My latest act of pro bono problem solving was especially striking because I hadn't even called a certain telecom company for help. All systems were go. It was the company that got in touch with me about installing a new modem with a built-in wireless router to speed up the flow of Internet data. I found out that I'd receive a new unit in the mail - and I was to install it. What struck me was that the concept of the volunteer corporate army has apparently become so well accepted, by companies and customers alike, that the telecoms themselves may initiate calls to their customers for service, rather than the other way around.
I of course heeded the corporate call, which came with assurances that this modem-switching process would take just a few minutes. But as a veteran volunteer who is by now familiar with a modem's modus operandi, I knew I had better carve out more than mere minutes for the supposedly quick and easy task at hand. Indeed I was only at Step 2 in the written instructions before the instructions failed to match the reality of the job I was trying to do. So I had to call the 800 number - and added about another five minutes to my lifetime tally of time spent on hold.
Then I got down to business with a representative named Meg, who ordered me through a series of clicks on my computer screen quite different from what was described in the instructions. After talking me through the initial steps Meg asked if there was anything else she could do. At that juncture it was going to take me a little while to complete the next steps, which included unplugging and reconnecting several phone lines and cables, and Meg didn't seem eager to be left waiting on hold - ironic, perhaps, but presumably I was now well on the road to reconnection, having rendered myself disconnected to do this modem installation job.
I hardly need to repeat the details of what happened next, so familiar is this sort of scenario with those large companies whose names we so often embellish with four-letter descriptors. Suffice it to say that, not long after my initial conversation with Meg, I had to call the 800 number a second time. I re-explained my problem, took orders from another rep, eventually got transferred to another, and then another, until I was reasonably sure my precious data flow had returned to normal, along with my heart rate and blood pressure.
This latest trouble-shooting tour of duty, which the company itself had initiated, had taken nearly three hours - an improvement over that eight-hour day I once spent, but still. It somehow seemed unfair. When I grumbled out loud about the hours that had passed since my initial call, Debbie, my final customer drill sergeant, offered to put a $15 credit on my account. At first I thought she had said $50, which sounded more equitable, considering my usual rates when working for The Man, but of course I had volunteered - what else could I do?

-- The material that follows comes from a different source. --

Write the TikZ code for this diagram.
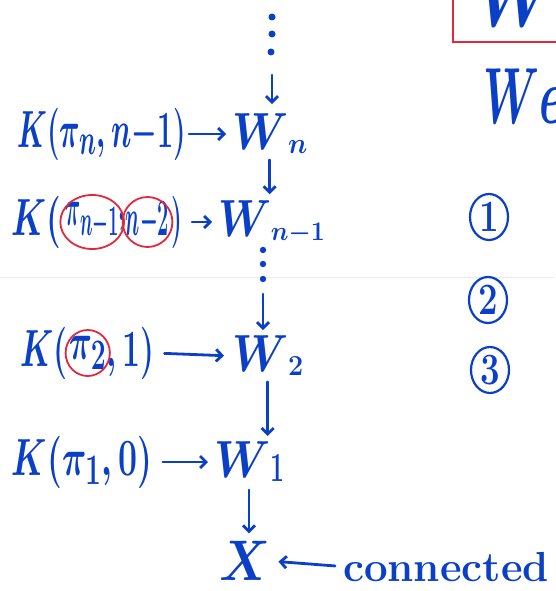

I gladly accepted the credit, but it was still hard not to feel taken advantage of, as I have after other such drawn-out calls. So I try to tell myself that all of this voluntarism is for the greater good of the growing communication grid. And someday, when the grid hums along with scarcely a glitch, we can regale our children and grandchildren with tales from the digital trenches that'll seem as distant as the frustrations of programming a VCR (a what?) or finding a phone booth (a what?!!).